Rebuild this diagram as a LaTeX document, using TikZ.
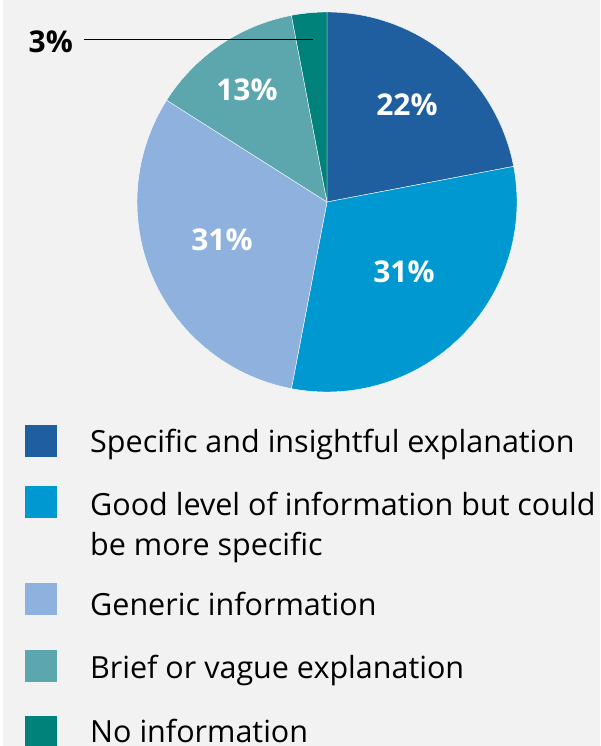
\documentclass[tikz,border=0pt]{standalone}
\usepackage{fontspec}
\setmainfont{Open Sans}
\usetikzlibrary{positioning}

\definecolor{sliceA}{HTML}{1F5FA0}
\definecolor{sliceB}{HTML}{0098D0}
\definecolor{sliceC}{HTML}{8EB1DE}
\definecolor{sliceD}{HTML}{5CA6AE}
\definecolor{sliceE}{HTML}{00827A}
\definecolor{bggray}{HTML}{F2F2F2}

\begin{document}
\begin{tikzpicture}[x=1pt,y=-1pt,
  slice/.style={draw=white,line width=0.4pt},
  pct/.style={font=\fontsize{30}{34}\selectfont\bfseries,text=white},
  key/.style={minimum size=32pt,inner sep=0pt,anchor=north west},
  keytext/.style={font=\fontsize{30.5}{40}\selectfont,anchor=base west,inner sep=0pt,align=left}]
  \useasboundingbox (0,0) rectangle (600,746);
  \fill[bggray] (3,0) rectangle (600,746);

  % pie, clockwise from the top (y runs downwards)
  \coordinate (c) at (327,202);
  \fill[sliceA,slice] (c) -- ++(-90:190) arc[start angle=-90,end angle=-10.8,radius=190] -- cycle;
  \fill[sliceB,slice] (c) -- ++(-10.8:190) arc[start angle=-10.8,end angle=100.8,radius=190] -- cycle;
  \fill[sliceC,slice] (c) -- ++(100.8:190) arc[start angle=100.8,end angle=212.4,radius=190] -- cycle;
  \fill[sliceD,slice] (c) -- ++(212.4:190) arc[start angle=212.4,end angle=259.2,radius=190] -- cycle;
  \fill[sliceE,slice] (c) -- ++(259.2:190) arc[start angle=259.2,end angle=270,radius=190] -- cycle;

  \node[pct] (pA) at (407,105) {22\%};
  \node[pct] (pB) at (404,272) {31\%};
  \node[pct] (pC) at (222,240) {31\%};
  \node[pct] (pD) at (247,90) {13\%};
  \node[pct,text=black,anchor=east,inner sep=0pt] (pE) at (73,42) {3\%};
  \coordinate (startE) at (84,39);
  \coordinate (tipE) at (313,39);
  \draw[line width=0.7pt] (startE) -- (tipE);

  % legend
  \node[key,fill=sliceA] (kA) at (25,425) {};
  \node[key,fill=sliceB] (kB) at (25,486) {};
  \node[key,fill=sliceC] (kC) at (25,583) {};
  \node[key,fill=sliceD] (kD) at (25,650) {};
  \node[key,fill=sliceE] (kE) at (25,716) {};
  \node[keytext] (tA) at (90,452) {Specific and insightful explanation};
  \node[keytext] (tB) at (90,555) {Good level of information but could\\be more specific};
  \node[keytext] (tC) at (90,615) {Generic information};
  \node[keytext] (tD) at (90,678) {Brief or vague explanation};
  \node[keytext] (tE) at (90,742) {No information};
\end{tikzpicture}
\end{document}
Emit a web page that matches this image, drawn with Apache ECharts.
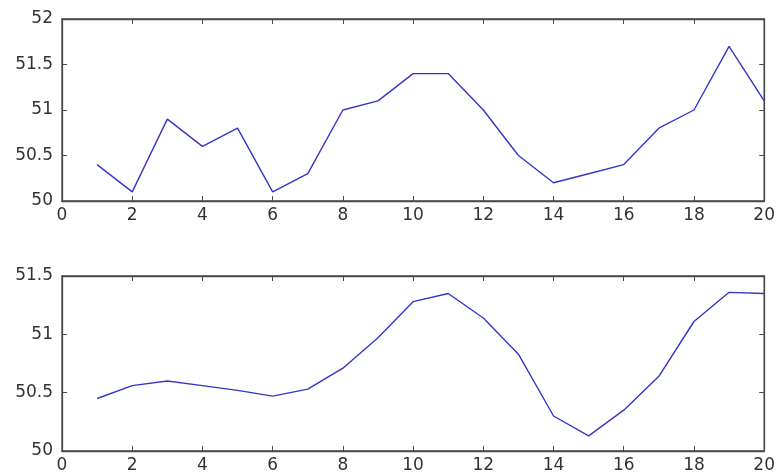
<!DOCTYPE html>
<html><head><meta charset="utf-8">
<script src="https://cdn.jsdelivr.net/npm/echarts@6/dist/echarts.min.js"></script>
<style>html,body{margin:0;padding:0;background:#fff}#c{width:778px;height:474px}</style>
</head><body><div id="c"></div>
<script>
var xValues = [1,2,3,4,5,6,7,8,9,10,11,12,13,14,15,16,17,18,19,20];
var topValues = [50.4,50.1,50.9,50.6,50.8,50.1,50.3,51.0,51.1,51.4,51.4,51.0,50.5,50.2,50.3,50.4,50.8,51.0,51.7,51.1];
var bottomValues = [50.45,50.56,50.60,50.56,50.52,50.47,50.53,50.71,50.97,51.28,51.35,51.14,50.83,50.30,50.13,50.35,50.64,51.11,51.36,51.35];

var axisColor = '#4a4a4a';
var labelStyle = {color:'#333', fontFamily:'DejaVu Sans', fontSize:17};
function xAx(grid, pos, show){
  return {type:'value', gridIndex:grid, position:pos, min:0, max:20, interval:2,
    axisLine:{show:true, onZero:false, lineStyle:{color:axisColor, width:1.3}},
    axisTick:{show:true, inside:true, length:5, lineStyle:{color:axisColor}},
    axisLabel:Object.assign({show:show, margin:6}, labelStyle),
    splitLine:{show:false}};
}
function yAx(grid, pos, show, min, max){
  return {type:'value', gridIndex:grid, position:pos, min:min, max:max, interval:0.5,
    axisLine:{show:true, onZero:false, lineStyle:{color:axisColor, width:1.3}},
    axisTick:{show:true, inside:true, length:5, lineStyle:{color:axisColor}},
    axisLabel:Object.assign({show:show, margin:9, formatter:function(v){return String(+v.toFixed(1));}}, labelStyle),
    splitLine:{show:false}};
}
function pairs(ys){ return xValues.map(function(x,i){return [x, ys[i]];}); }
var chart = echarts.init(document.getElementById('c'));
chart.setOption({
  animation:false,
  backgroundColor:'#fff',
  grid:[{left:62, top:19, width:706, height:182, show:true, borderColor:axisColor, borderWidth:1.3, backgroundColor:'transparent'},
        {left:62, top:276, width:706, height:177, show:true, borderColor:axisColor, borderWidth:1.3, backgroundColor:'transparent'}],
  xAxis:[xAx(0,'bottom',true), xAx(0,'top',false), xAx(1,'bottom',true), xAx(1,'top',false)],
  yAxis:[yAx(0,'left',true,50,52), yAx(0,'right',false,50,52), yAx(1,'left',true,50,51.5), yAx(1,'right',false,50,51.5)],
  series:[
    {type:'line', xAxisIndex:0, yAxisIndex:0, data:pairs(topValues), showSymbol:false, lineStyle:{color:'#3636c4', width:1.4}},
    {type:'line', xAxisIndex:2, yAxisIndex:2, data:pairs(bottomValues), showSymbol:false, lineStyle:{color:'#3636c4', width:1.4}}
  ]
});
</script></body></html>
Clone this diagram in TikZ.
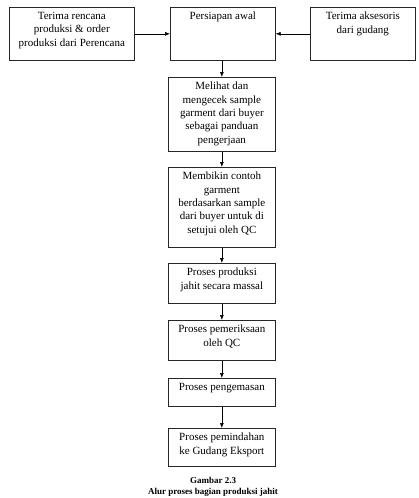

▸ Work instructions
Starting at the top of the listing above, please restate word for word each line up to and including the one that holds "(startE) -- (tipE);", omitting every image.

▸ Answer in full
Rebuild this diagram as a LaTeX document, using TikZ.
\documentclass[tikz,border=0pt]{standalone}
\usepackage{fontspec}
\setmainfont{Open Sans}
\usetikzlibrary{positioning}

\definecolor{sliceA}{HTML}{1F5FA0}
\definecolor{sliceB}{HTML}{0098D0}
\definecolor{sliceC}{HTML}{8EB1DE}
\definecolor{sliceD}{HTML}{5CA6AE}
\definecolor{sliceE}{HTML}{00827A}
\definecolor{bggray}{HTML}{F2F2F2}

\begin{document}
\begin{tikzpicture}[x=1pt,y=-1pt,
  slice/.style={draw=white,line width=0.4pt},
  pct/.style={font=\fontsize{30}{34}\selectfont\bfseries,text=white},
  key/.style={minimum size=32pt,inner sep=0pt,anchor=north west},
  keytext/.style={font=\fontsize{30.5}{40}\selectfont,anchor=base west,inner sep=0pt,align=left}]
  \useasboundingbox (0,0) rectangle (600,746);
  \fill[bggray] (3,0) rectangle (600,746);

  % pie, clockwise from the top (y runs downwards)
  \coordinate (c) at (327,202);
  \fill[sliceA,slice] (c) -- ++(-90:190) arc[start angle=-90,end angle=-10.8,radius=190] -- cycle;
  \fill[sliceB,slice] (c) -- ++(-10.8:190) arc[start angle=-10.8,end angle=100.8,radius=190] -- cycle;
  \fill[sliceC,slice] (c) -- ++(100.8:190) arc[start angle=100.8,end angle=212.4,radius=190] -- cycle;
  \fill[sliceD,slice] (c) -- ++(212.4:190) arc[start angle=212.4,end angle=259.2,radius=190] -- cycle;
  \fill[sliceE,slice] (c) -- ++(259.2:190) arc[start angle=259.2,end angle=270,radius=190] -- cycle;

  \node[pct] (pA) at (407,105) {22\%};
  \node[pct] (pB) at (404,272) {31\%};
  \node[pct] (pC) at (222,240) {31\%};
  \node[pct] (pD) at (247,90) {13\%};
  \node[pct,text=black,anchor=east,inner sep=0pt] (pE) at (73,42) {3\%};
  \coordinate (startE) at (84,39);
  \coordinate (tipE) at (313,39);
  \draw[line width=0.7pt] (startE) -- (tipE);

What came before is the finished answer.